What’s worth considering, then — what constitutes story-making and literature-creation — is a series of processes, mostly mental, mostly transitory, the _final_ process being the mechanical typing of words. I can think of three main processes;
1. Imagine a scene in your story-world.
2. Convert the scene to language in your mind’s ear.
3. Transcribe the language onto paper or computer.
But note how step 3, the writing, is the thing we’re urged to do. It’s backwards. We should be advised to daydream every day. We should be told to babble about what we see in our minds every day. I suppose it’s not surprising that we don’t hear this advice, but these things are the core processes of fiction.
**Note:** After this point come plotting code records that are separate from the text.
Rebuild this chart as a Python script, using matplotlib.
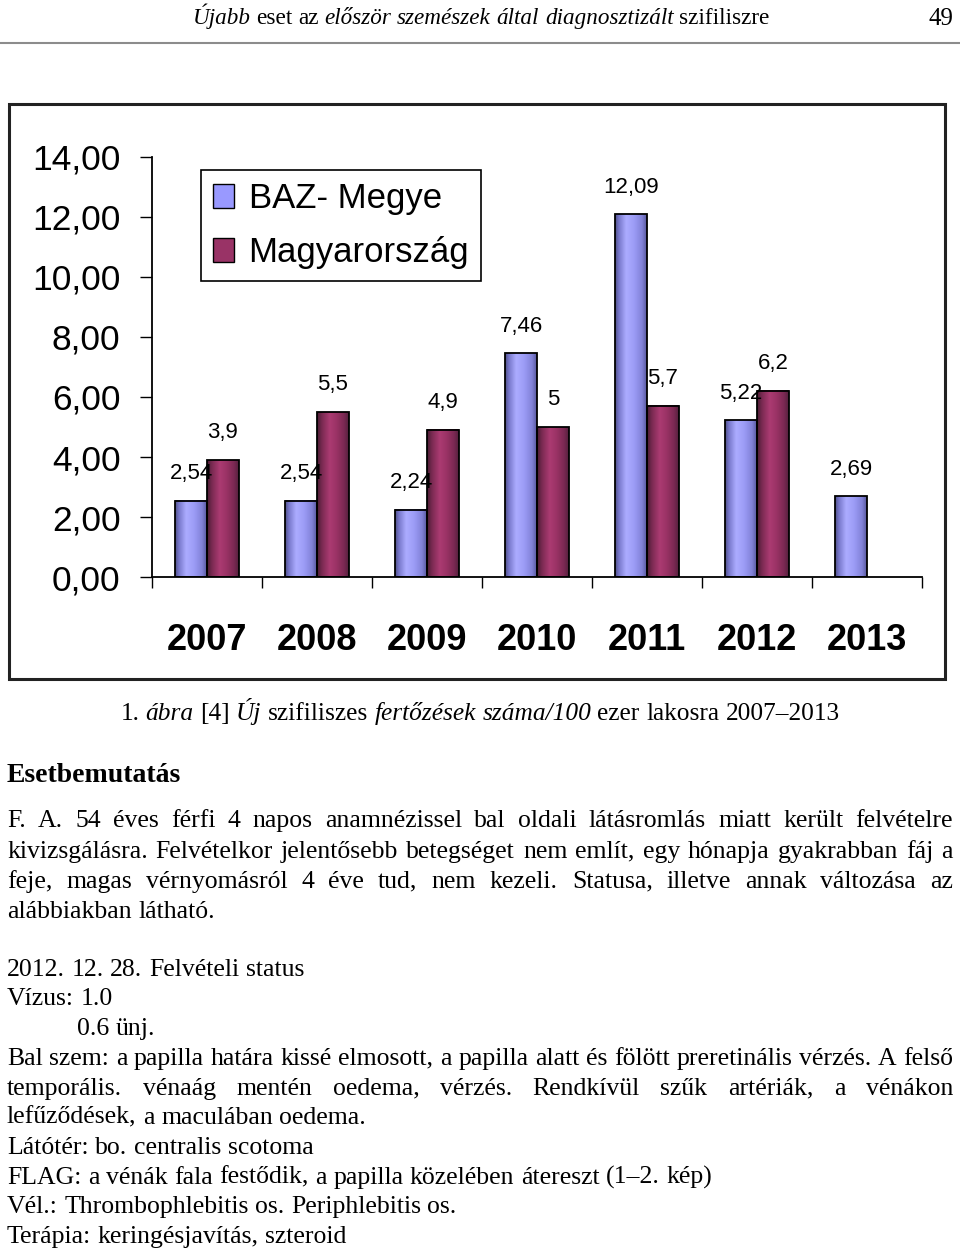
import numpy as np
import matplotlib.pyplot as plt
from matplotlib.patches import Rectangle, Patch
from matplotlib.lines import Line2D
from matplotlib.colors import LinearSegmentedColormap

# chart data
years = ['2007', '2008', '2009', '2010', '2011', '2012', '2013']
baz = [2.54, 2.54, 2.24, 7.46, 12.09, 5.22, 2.69]
hun = [3.9, 5.5, 4.9, 5.0, 5.7, 6.2, np.nan]
baz_labels = ['2,54', '2,54', '2,24', '7,46', '12,09', '5,22', '2,69']
hun_labels = ['3,9', '5,5', '4,9', '5', '5,7', '6,2', '']
series_names = ['BAZ- Megye', 'Magyarország']
yticks = [0, 2, 4, 6, 8, 10, 12, 14]
ytick_labels = ['0,00', '2,00', '4,00', '6,00', '8,00', '10,00', '12,00', '14,00']

# page text
header = [('Újabb', 'italic'), ('eset', 'normal'), ('az', 'normal'),
          ('először', 'italic'), ('szemészek', 'italic'), ('által', 'italic'),
          ('diagnosztizált', 'italic'), ('szifiliszre', 'normal')]
page_no = '49'
caption = [('1.', 'normal'), ('ábra', 'italic'), ('[4]', 'normal'), ('Új', 'italic'),
           ('szifiliszes', 'normal'), ('fertőzések', 'italic'), ('száma/100', 'italic'),
           ('ezer', 'normal'), ('lakosra', 'normal'), ('2007–2013', 'normal')]
section = 'Esetbemutatás'
body = [
    ('F. A. 54 éves férfi 4 napos anamnézissel bal oldali látásromlás miatt került felvételre', 'justify', 7),
    ('kivizsgálásra. Felvételkor jelentősebb betegséget nem említ, egy hónapja gyakrabban fáj a', 'justify', 7),
    ('feje, magas vérnyomásról 4 éve tud, nem kezeli. Statusa, illetve annak változása az', 'justify', 7),
    ('alábbiakban látható.', 'left', 7),
    ('2012. 12. 28. Felvételi status', 'left', 7),
    ('Vízus: 1.0', 'left', 7),
    ('0.6 ünj.', 'left', 77),
    ('Bal szem: a papilla határa kissé elmosott, a papilla alatt és fölött preretinális vérzés. A felső', 'justify', 7),
    ('temporális. vénaág mentén oedema, vérzés. Rendkívül szűk artériák, a vénákon', 'justify', 7),
    ('lefűződések, a maculában oedema.', 'left', 7),
    ('Látótér: bo. centralis scotoma', 'left', 7),
    ('FLAG: a vénák fala festődik, a papilla közelében átereszt (1–2. kép)', 'left', 7),
    ('Vél.: Thrombophlebitis os. Periphlebitis os.', 'left', 7),
    ('Terápia: keringésjavítás, szteroid', 'left', 7),
]
body_y = [820, 851, 881, 911, 969, 998, 1028, 1058, 1088, 1117, 1147, 1177, 1206, 1236]

W, H = 960, 1252
SERIF = 'Liberation Serif'
SANS = 'Liberation Sans'

fig = plt.figure(figsize=(W / 100, H / 100), dpi=100)
fig.patch.set_facecolor('white')
r = fig.canvas.get_renderer()


def fy(y):
    return 1 - y / H


def put_words(items, y, x0, x1=None, align='left', size=18.5):
    # y is the visual middle of the line; words sit on a common baseline
    base = y + 0.27 * size * 100 / 72
    texts = []
    for word, style in items:
        weight = 'bold' if style == 'bold' else 'normal'
        st = 'italic' if style == 'italic' else 'normal'
        texts.append(fig.text(0, fy(base), word, fontsize=size, family=SERIF,
                              style=st, weight=weight, va='baseline', ha='left'))
    widths = [t.get_window_extent(r).width for t in texts]
    a = fig.text(0, 0, 'x x', fontsize=size, family=SERIF)
    b = fig.text(0, 0, 'xx', fontsize=size, family=SERIF)
    sw = a.get_window_extent(r).width - b.get_window_extent(r).width
    a.remove()
    b.remove()
    if align == 'justify' and len(texts) > 1:
        gap = (x1 - x0 - sum(widths)) / (len(texts) - 1)
        start = x0
    elif align == 'center':
        gap = sw
        total = sum(widths) + sw * (len(texts) - 1)
        start = x0 - total / 2
    else:
        gap = sw
        start = x0
    x = start
    for t, w in zip(texts, widths):
        t.set_x(x / W)
        x += w + gap


# header
put_words(header, 18, 481, align='center', size=16.7)
fig.text(953 / W, fy(18 + 0.27 * 18 * 100 / 72), page_no, fontsize=18, family=SERIF,
         ha='right', va='baseline')
fig.add_artist(Line2D([0, 1], [fy(43), fy(43)], color='#8c8c8c', linewidth=1.5,
                      transform=fig.transFigure))

# chart frame
fig.add_artist(Rectangle((9 / W, fy(679)), 936 / W, 575 / H, transform=fig.transFigure,
                         fill=False, edgecolor='#222222', linewidth=2.2))

ax = fig.add_axes([152 / W, fy(577), 770 / W, 420 / H])
ax.set_facecolor('none')
centers = np.arange(len(years)) + 0.5
bw = 0.29

blue_cmap = LinearSegmentedColormap.from_list('b', [
    (0, '#50508a'), (0.12, '#7878cc'), (0.35, '#acacff'), (0.6, '#9c9cf6'),
    (0.85, '#8282d8'), (1, '#5a5aa0')])
red_cmap = LinearSegmentedColormap.from_list('r', [
    (0, '#4a1d33'), (0.15, '#7a2a52'), (0.4, '#ab3b72'), (0.6, '#9c3366'),
    (0.85, '#7c2953'), (1, '#56203e')])
grad = np.linspace(0, 1, 64).reshape(1, -1)

bars_b = ax.bar(centers - bw / 2, baz, bw, facecolor='none', edgecolor='black',
                linewidth=1.3, zorder=3)
bars_r = ax.bar(centers + bw / 2, hun, bw, facecolor='none', edgecolor='black',
                linewidth=1.3, zorder=3)
for bars, cmap in [(bars_b, blue_cmap), (bars_r, red_cmap)]:
    for p in bars:
        h = p.get_height()
        if np.isnan(h):
            continue
        x0 = p.get_x()
        ax.imshow(grad, extent=[x0, x0 + p.get_width(), 0, h], cmap=cmap,
                  aspect='auto', interpolation='bilinear', zorder=2)

for bars, labels in [(bars_b, baz_labels), (bars_r, hun_labels)]:
    for p, lbl in zip(bars, labels):
        if not lbl:
            continue
        ax.annotate(lbl, (p.get_x() + p.get_width() / 2, p.get_height()),
                    xytext=(0, 19.5), textcoords='offset points', ha='center',
                    va='center', fontsize=16, family=SANS)

ax.set_xlim(0, len(years))
ax.set_ylim(0, 14)
for s in ['top', 'right']:
    ax.spines[s].set_visible(False)
for s in ['left', 'bottom']:
    ax.spines[s].set_linewidth(1.3)
ax.set_yticks(yticks, ytick_labels)
ax.tick_params(axis='y', length=8.6, width=1, pad=14, labelsize=25.5)
for t in ax.get_yticklabels():
    t.set_family(SANS)
ax.set_xticks(centers, years)
ax.set_xticks(np.arange(len(years) + 1), minor=True)
ax.tick_params(axis='x', which='major', length=0, pad=33, labelsize=26)
ax.tick_params(axis='x', which='minor', length=8, width=1)
for t in ax.get_xticklabels():
    t.set_family(SANS)
    t.set_weight('bold')

handles = [Patch(facecolor='#9999ff', edgecolor='black'),
           Patch(facecolor='#993366', edgecolor='black')]
leg = ax.legend(handles, series_names, loc='upper left', bbox_to_anchor=(0.0636, 0.969),
                borderaxespad=0, prop={'family': SANS, 'size': 25}, frameon=True,
                fancybox=False, edgecolor='black', framealpha=1, handlelength=0.6,
                handleheight=0.68, handletextpad=0.42, labelspacing=0.6, borderpad=0.35)
leg.get_frame().set_linewidth(1.2)

# caption and body
put_words(caption, 713, 480, align='center', size=18.3)
fig.text(7 / W, fy(775 + 0.27 * 20 * 100 / 72), section, fontsize=20, family=SERIF,
         weight='bold', va='baseline')
for (line, align, x0), y in zip(body, body_y):
    put_words([(w, 'normal') for w in line.split()], y, x0, 953, align=align)

fig.savefig('out.png', dpi=100)
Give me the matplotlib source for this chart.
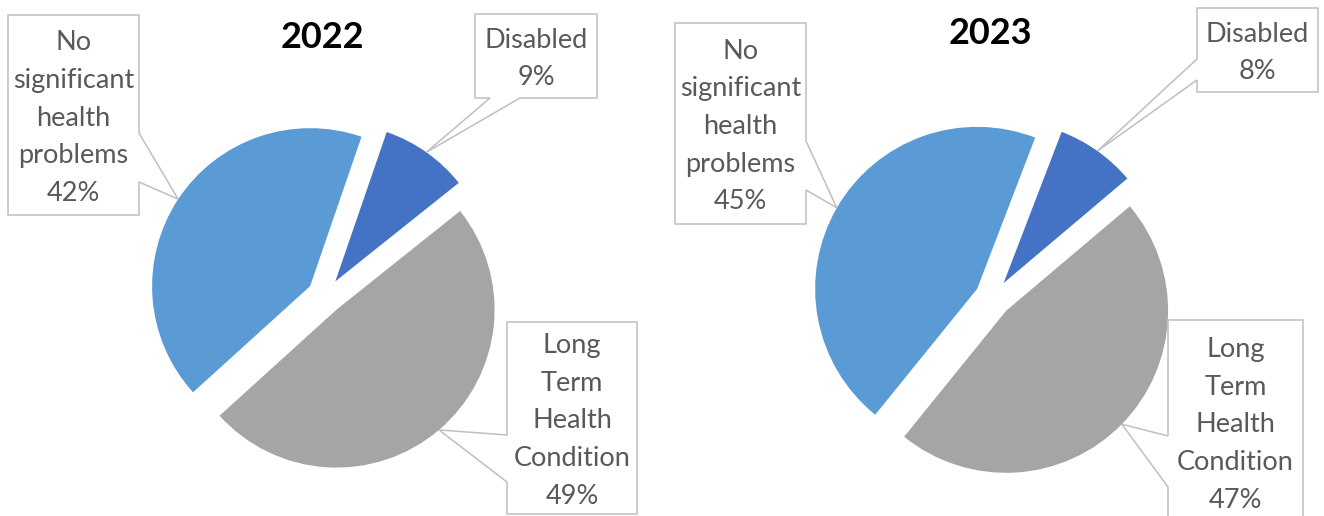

I suppose what I’m looking for, after all this, is an understanding of the mental processes that make up fiction writing. And I don’t what it described in terms of the end results. ‘writing’ creates written words. ‘characterisation’ creates characters. ‘plotting’ creates plot. But words, character, and plot are all artefacts, the output of something, and it doesn’t much help to just make nouns into verbs and talk about writing and characterisation and plotting. I want to talk, and think, about causes, the things that cause plot and cause character and cause language.
PS: It took me exactly 1 hour to write this post of 662 words. Which means only 20% of the time was taken by writing — 80% of the time taken was taken by these other processes.